In Alabama, personal collection of turtles (for pets or food) is now limited to two per day, and these animals cannot be sold. Turtle consumption poses a human-health risk; because turtles live longer and bioaccumulate considerably more contaminants than fish, many turtles sold as food are contaminated with mercury, PCBs and pesticides.

Background
Alabama’s new regulations void all commercial turtle harvest permits, which previously allowed catching and keeping up to 10 turtles per day. Alabama turtle farmers can continue to propagate native turtles, but brood stock must come from other permitted turtle farmers or from legal sources outside of Alabama. Turtle dealers can continue to buy, sell, import and export legally acquired turtles, but the state now requires stricter annual reporting from turtle dealers.

Along with a coalition of conservation and health groups, the Center submitted regulatory petitions in 2008 and 2009 to 12 states without adequate turtle protections (Arkansas, Florida, Georgia, Iowa, Kentucky, Louisiana, Missouri, Ohio, Oklahoma, South Carolina, Tennessee and Texas). These petitions ask for state bans on commercial harvest from all public and private waters to prevent further depletions of native turtles.

In response to the petition, Oklahoma enacted a moratorium on commercial harvest of turtles from public waters in 2008, while studying the status of its wild turtle populations.

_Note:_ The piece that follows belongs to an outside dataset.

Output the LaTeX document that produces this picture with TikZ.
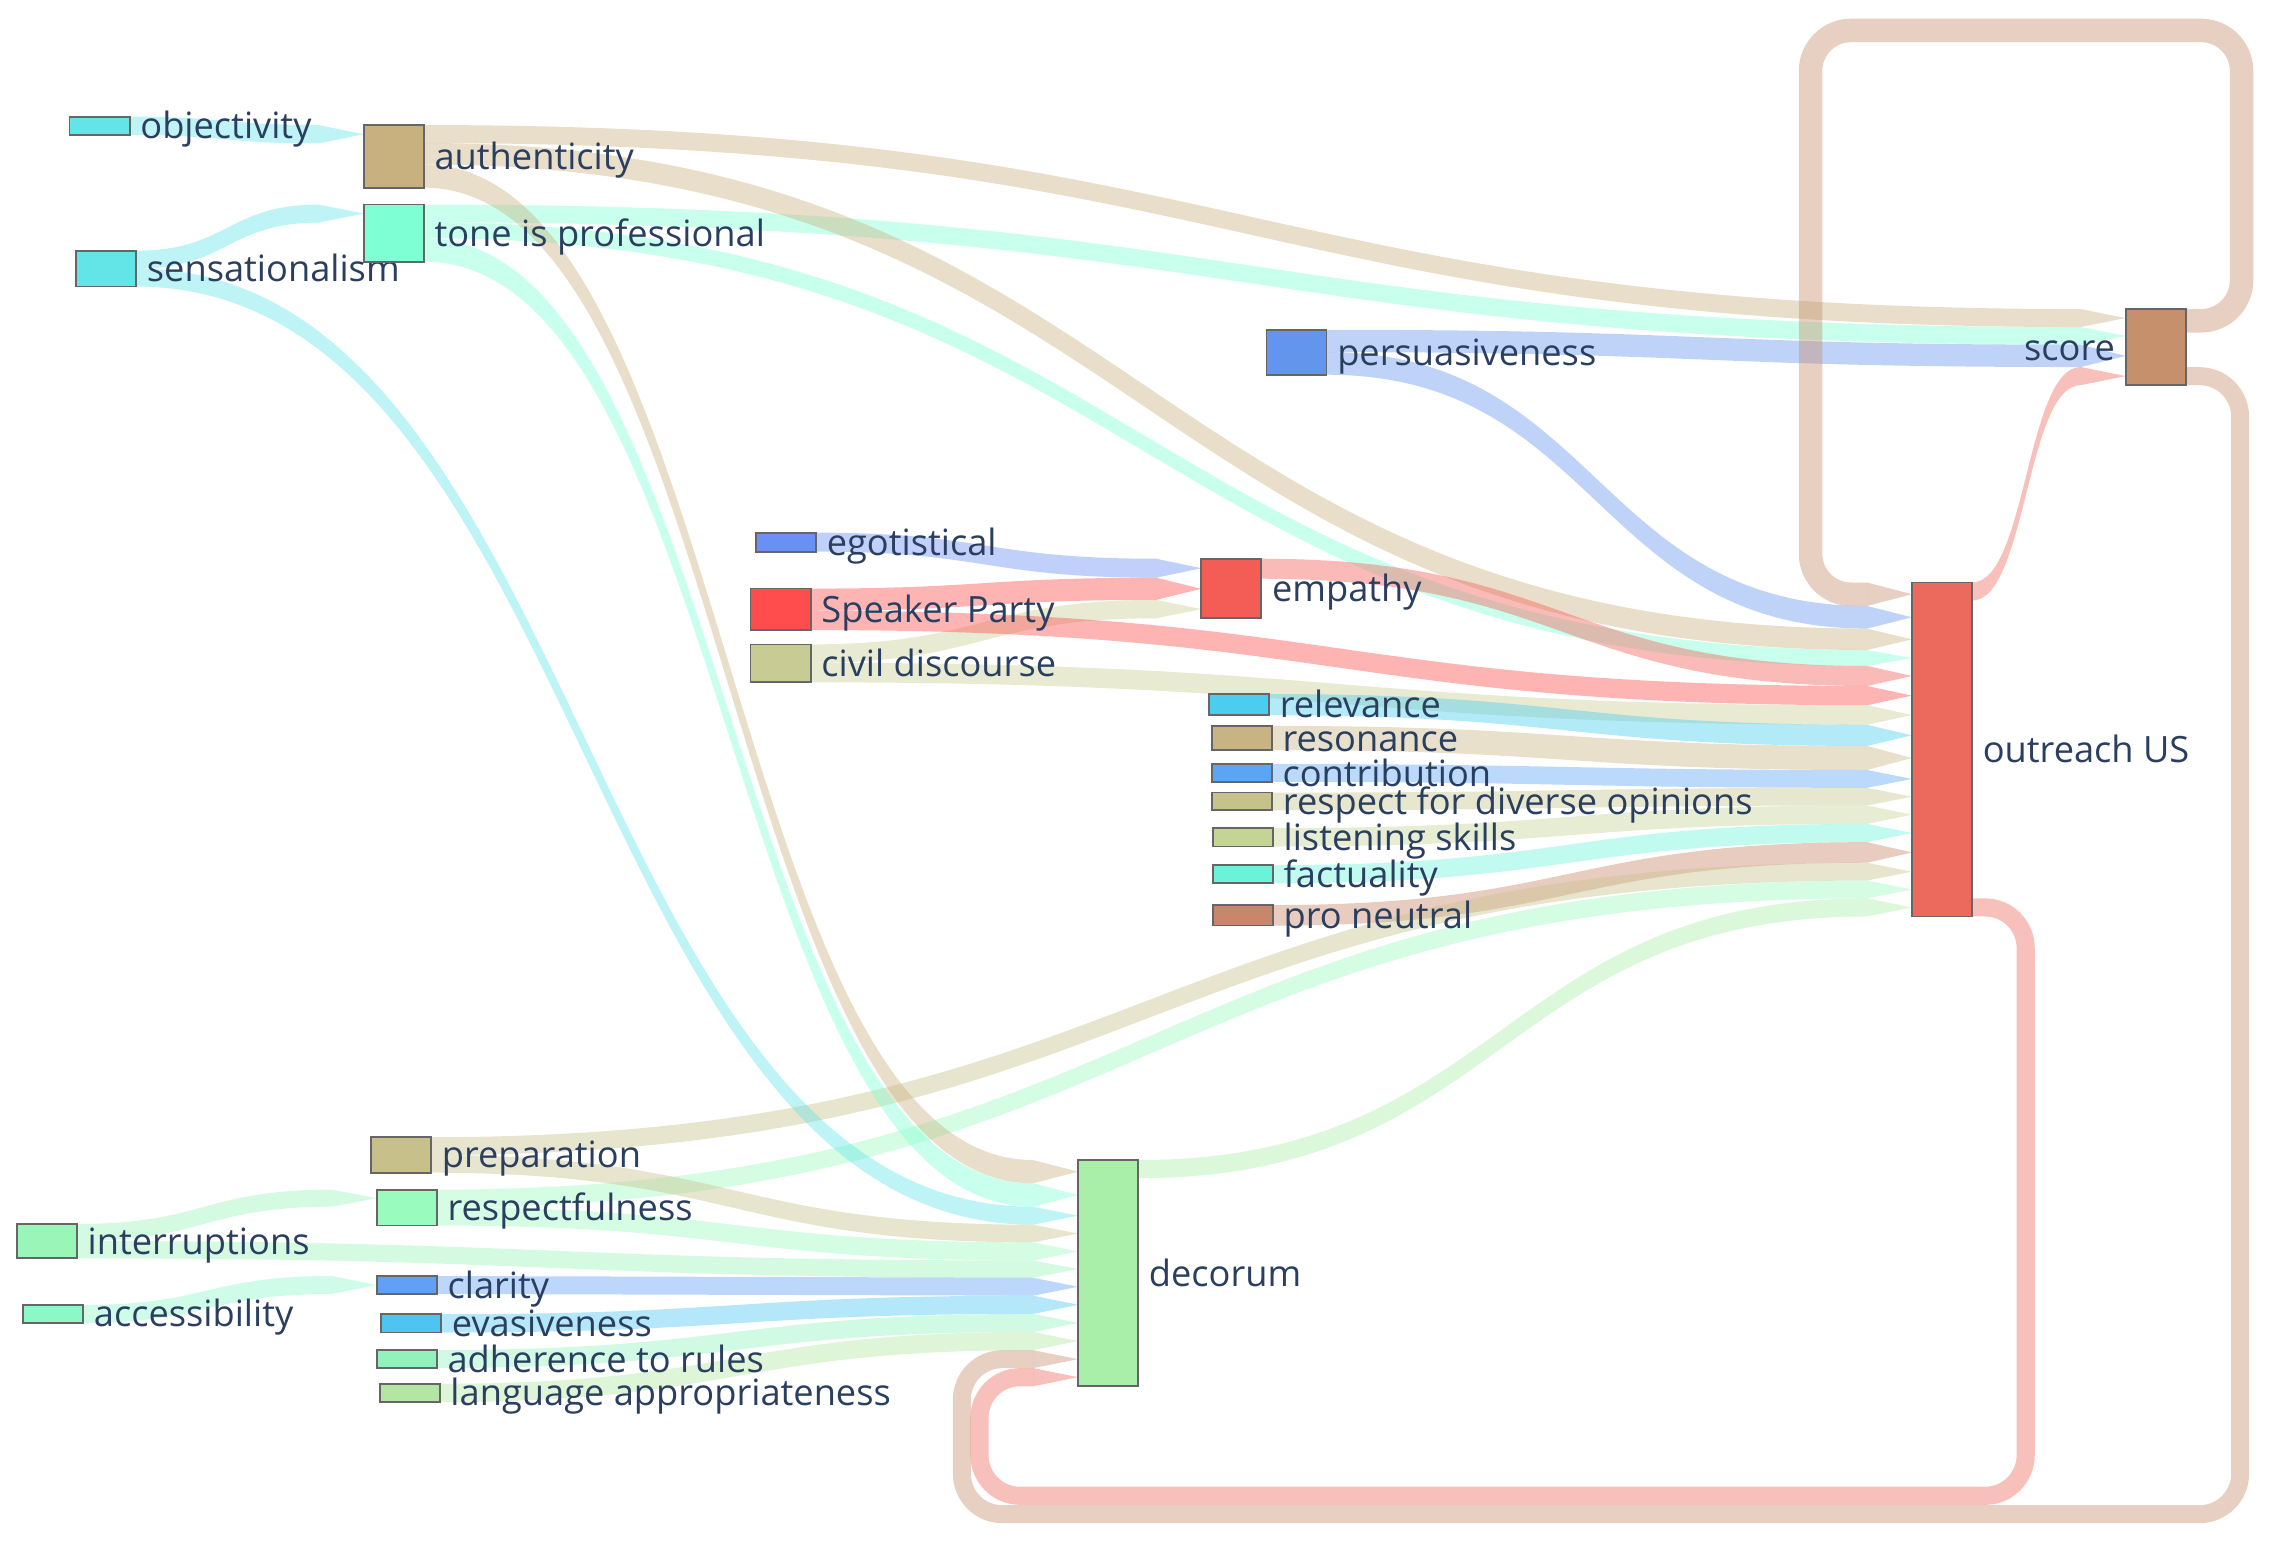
\documentclass[tikz,border=0pt]{standalone}
\usepackage{fontspec}
\setmainfont{Open Sans}
\usetikzlibrary{calc}
\pgfdeclarelayer{bg}
\pgfsetlayers{bg,main}
\definecolor{txtc}{HTML}{2A3F5F}
\definecolor{cobj}{HTML}{63E5E8}
\definecolor{csens}{HTML}{63E5E8}
\definecolor{cintr}{HTML}{99F5B8}
\definecolor{cacc}{HTML}{8CF8C8}
\definecolor{cauth}{HTML}{C8B17F}
\definecolor{ctone}{HTML}{7FFFD4}
\definecolor{cprep}{HTML}{C8C08A}
\definecolor{cresp}{HTML}{99FBBE}
\definecolor{cclar}{HTML}{62A0F8}
\definecolor{cevas}{HTML}{4DC5F0}
\definecolor{cadh}{HTML}{92F2BE}
\definecolor{clang}{HTML}{B3E6A2}
\definecolor{cego}{HTML}{6A90F5}
\definecolor{csp}{HTML}{FF4D4D}
\definecolor{cciv}{HTML}{C8CC94}
\definecolor{cemp}{HTML}{F45D55}
\definecolor{cpers}{HTML}{6495ED}
\definecolor{crel}{HTML}{4ACDEF}
\definecolor{creso}{HTML}{C8B483}
\definecolor{ccontr}{HTML}{5BA5F5}
\definecolor{crespect}{HTML}{C6C38A}
\definecolor{clis}{HTML}{C3D495}
\definecolor{cfact}{HTML}{6CF2D8}
\definecolor{cpro}{HTML}{C8866A}
\definecolor{cout}{HTML}{EB6A5D}
\definecolor{cscore}{HTML}{C6906C}
\definecolor{cdec}{HTML}{A9EFA9}
% flow band: source, offset, target, offset, width, colour
\newcommand{\flowband}[6]{%
  \fill[#6, fill opacity=.42] let
    \p1=($(#1.north east)+(0,#2)$),
    \p2=($(#3.north west)+(-31,#4)$),
    \p3=($(#1.north east)+(0,{#2+#5})$),
    \p4=($(#3.north west)+(-31,{#4+#5})$),
    \p5=($(#3.north west)+(0,{#4+0.5*#5})$)
  in (\p1) .. controls ({0.5*(\x1+\x2)},\y1) and ({0.5*(\x1+\x2)},\y2) .. (\p2)
     -- (\p5) -- (\p4)
     .. controls ({0.5*(\x1+\x2)},\y4) and ({0.5*(\x1+\x2)},\y3) .. (\p3) -- cycle;}
% arrow end of a loop: target, offset, width, colour
\newcommand{\looptip}[4]{%
  \fill[#4, fill opacity=.42] ($(#1.north west)+(-31,#2)$) -- ($(#1.north west)+(0,{#2+0.5*#3})$)
    -- ($(#1.north west)+(-31,{#2+#3})$) -- cycle;}

\begin{document}
\begin{tikzpicture}[x=0.5pt,y=-0.5pt,label distance=3.5pt,
    box/.style={draw=black!60, line width=.6pt, inner sep=0pt, outer sep=0pt,
      minimum width=20.75pt, anchor=north west},
    lbl/.style={text=txtc, inner sep=0pt, text height=.9em, text depth=0pt,
      font=\fontsize{12.5}{15}\selectfont},
    loopflow/.style={line width=#1, rounded corners=14pt, draw opacity=.42}]
  \useasboundingbox (0,0) rectangle (1568,1065.6);
  % first column
  \node[box, fill=cobj, minimum height=6.35pt, label={[lbl]right:objectivity}] (obj) at (48,80.5) {};
  \node[box, fill=csens, minimum height=12.4pt, label={[lbl]right:sensationalism}] (sens) at (52.5,173) {};
  \node[box, fill=cintr, minimum height=11.85pt, label={[lbl]right:interruptions}] (intr) at (11.6,844.7) {};
  \node[box, fill=cacc, minimum height=6.2pt, label={[lbl]right:accessibility}] (acc) at (15.9,900.6) {};
  % second column
  \node[box, fill=cauth, minimum height=21.6pt, label={[lbl]right:authenticity}] (auth) at (251,86.3) {};
  \node[box, fill=ctone, minimum height=19.7pt, label={[lbl]right:tone is professional}] (tone) at (251,141.2) {};
  \node[box, fill=cprep, minimum height=12.25pt, label={[lbl]right:preparation}] (prep) at (256,784.8) {};
  \node[box, fill=cresp, minimum height=12.4pt, label={[lbl]right:respectfulness}] (resp) at (260,821) {};
  \node[box, fill=cclar, minimum height=6.2pt, label={[lbl]right:clarity}] (clar) at (260,880.6) {};
  \node[box, fill=cevas, minimum height=6.3pt, label={[lbl]right:evasiveness}] (evas) at (263,907) {};
  \node[box, fill=cadh, minimum height=6.2pt, label={[lbl]right:adherence to rules}] (adh) at (260,931.7) {};
  \node[box, fill=clang, minimum height=6.3pt, label={[lbl]right:language appropriateness}] (lang) at (262,955) {};
  % middle
  \node[box, fill=cego, minimum height=6.55pt, label={[lbl]right:egotistical}] (ego) at (521.7,367.6) {};
  \node[box, fill=csp, minimum height=14.3pt, label={[lbl]right:Speaker Party}] (sp) at (518,406.2) {};
  \node[box, fill=cciv, minimum height=13.1pt, label={[lbl]right:civil discourse}] (civ) at (518,444.7) {};
  \node[box, fill=cemp, minimum height=20.55pt, label={[lbl]right:empathy}] (emp) at (829,385.6) {};
  \node[box, fill=cpers, minimum height=15.5pt, label={[lbl]right:persuasiveness}] (pers) at (874,227.6) {};
  \node[box, fill=crel, minimum height=7.3pt, label={[lbl]right:relevance}] (rel) at (834.3,479) {};
  \node[box, fill=creso, minimum height=8.3pt, label={[lbl]right:resonance}] (reso) at (836.2,501) {};
  \node[box, fill=ccontr, minimum height=6.15pt, label={[lbl]right:contribution}] (contr) at (836.2,527.3) {};
  \node[box, fill=crespect, minimum height=6.1pt, label={[lbl]right:respect for diverse opinions}] (respect) at (836.5,547) {};
  \node[box, fill=clis, minimum height=6.35pt, label={[lbl]right:listening skills}] (lis) at (837,571.5) {};
  \node[box, fill=cfact, minimum height=6.3pt, label={[lbl]right:factuality}] (fact) at (837,597) {};
  \node[box, fill=cpro, minimum height=7.1pt, label={[lbl]right:pro neutral}] (pro) at (837,624.6) {};
  % targets
  \node[box, fill=cdec, minimum height=78.05pt, label={[lbl]right:decorum}] (dec) at (744,800.6) {};
  \node[box, fill=cout, minimum height=115.25pt, label={[lbl]right:outreach US}] (out) at (1319.5,402) {};
  \node[box, fill=cscore, minimum height=26.25pt, label={[lbl]left:score}] (score) at (1467,213.3) {};

  \begin{pgfonlayer}{bg}
  % into authenticity, tone, empathy, respectfulness, clarity
  \flowband{obj}{0}{auth}{0}{12.7}{cobj}
  \flowband{sens}{0}{tone}{0}{12.4}{csens}
  \flowband{intr}{0}{resp}{0}{11.8}{cintr}
  \flowband{acc}{0}{clar}{0}{12.4}{cacc}
  \flowband{ego}{0}{emp}{0}{13.1}{cego}
  \flowband{sp}{0}{emp}{13.1}{15.3}{csp}
  \flowband{civ}{0}{emp}{28.4}{12.7}{cciv}
  % into score
  \flowband{auth}{0}{score}{0}{12.4}{cauth}
  \flowband{tone}{0}{score}{12.4}{12.2}{ctone}
  \flowband{pers}{0}{score}{24.6}{15.4}{cpers}
  \flowband{out}{0}{score}{40}{12.5}{cout}
  % into outreach US
  \flowband{pers}{15.4}{out}{16.2}{15.6}{cpers}
  \flowband{auth}{12.4}{out}{31.8}{14.8}{cauth}
  \flowband{tone}{12.2}{out}{46.6}{11}{ctone}
  \flowband{emp}{0}{out}{57.6}{13.8}{cemp}
  \flowband{sp}{15.3}{out}{71.4}{13.3}{csp}
  \flowband{civ}{12.7}{out}{84.7}{13.5}{cciv}
  \flowband{rel}{0}{out}{98.2}{14.6}{crel}
  \flowband{reso}{0}{out}{112.8}{16.6}{creso}
  \flowband{contr}{0}{out}{129.4}{12.3}{ccontr}
  \flowband{respect}{0}{out}{141.7}{12.2}{crespect}
  \flowband{lis}{0}{out}{153.9}{12.7}{clis}
  \flowband{fact}{0}{out}{166.6}{12.6}{cfact}
  \flowband{pro}{0}{out}{179.2}{14.2}{cpro}
  \flowband{prep}{0}{out}{193.4}{12.3}{cprep}
  \flowband{resp}{0}{out}{205.7}{12.3}{cresp}
  \flowband{dec}{0}{out}{218}{12.5}{cdec}
  % into decorum
  \flowband{auth}{27.2}{dec}{0}{16}{cauth}
  \flowband{tone}{23.2}{dec}{16}{16.2}{ctone}
  \flowband{sens}{12.4}{dec}{32.2}{12.4}{csens}
  \flowband{prep}{12.3}{dec}{44.6}{12.2}{cprep}
  \flowband{resp}{12.3}{dec}{56.8}{12.5}{cresp}
  \flowband{intr}{11.8}{dec}{69.3}{11.9}{cintr}
  \flowband{clar}{0}{dec}{81.2}{12.4}{cclar}
  \flowband{evas}{0}{dec}{93.6}{12.6}{cevas}
  \flowband{adh}{0}{dec}{106.2}{12.4}{cadh}
  \flowband{lang}{0}{dec}{118.6}{12.6}{clang}
  % loops back
  \draw[cscore, loopflow=8.1pt] ($(score.north east)+(0,8.1)$) -| (1547,21) -| (1249.5,410.1)
    -- ($(out.north west)+(-31,8.1)$);
  \looptip{out}{0}{16.2}{cscore}
  \draw[cscore, loopflow=6.2pt] ($(score.north east)+(0,46.3)$) -| (1546,1045) -| (663.8,938)
    -- ($(dec.north west)+(-31,137.4)$);
  \looptip{dec}{131.2}{12.4}{cscore}
  \draw[cout, loopflow=6.25pt] ($(out.north east)+(0,224.25)$) -| (1398,1032.3) -| (676,950.45)
    -- ($(dec.north west)+(-31,149.85)$);
  \looptip{dec}{143.6}{12.5}{cout}
  \end{pgfonlayer}
\end{tikzpicture}
\end{document}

In 2009 Florida banned almost all commercial harvest of freshwater turtles from public and private waters; the same year South Carolina limited turtle harvest for nine native species, with regulations allowing taking no more than 10 turtles from the wild at one time and no more than 20 turtles in one year. Earlier this year Georgia set annual catch limits for eight species of native turtles, but they are not sufficiently protective of vulnerable turtles because they allow high harvest rates with no possession limits.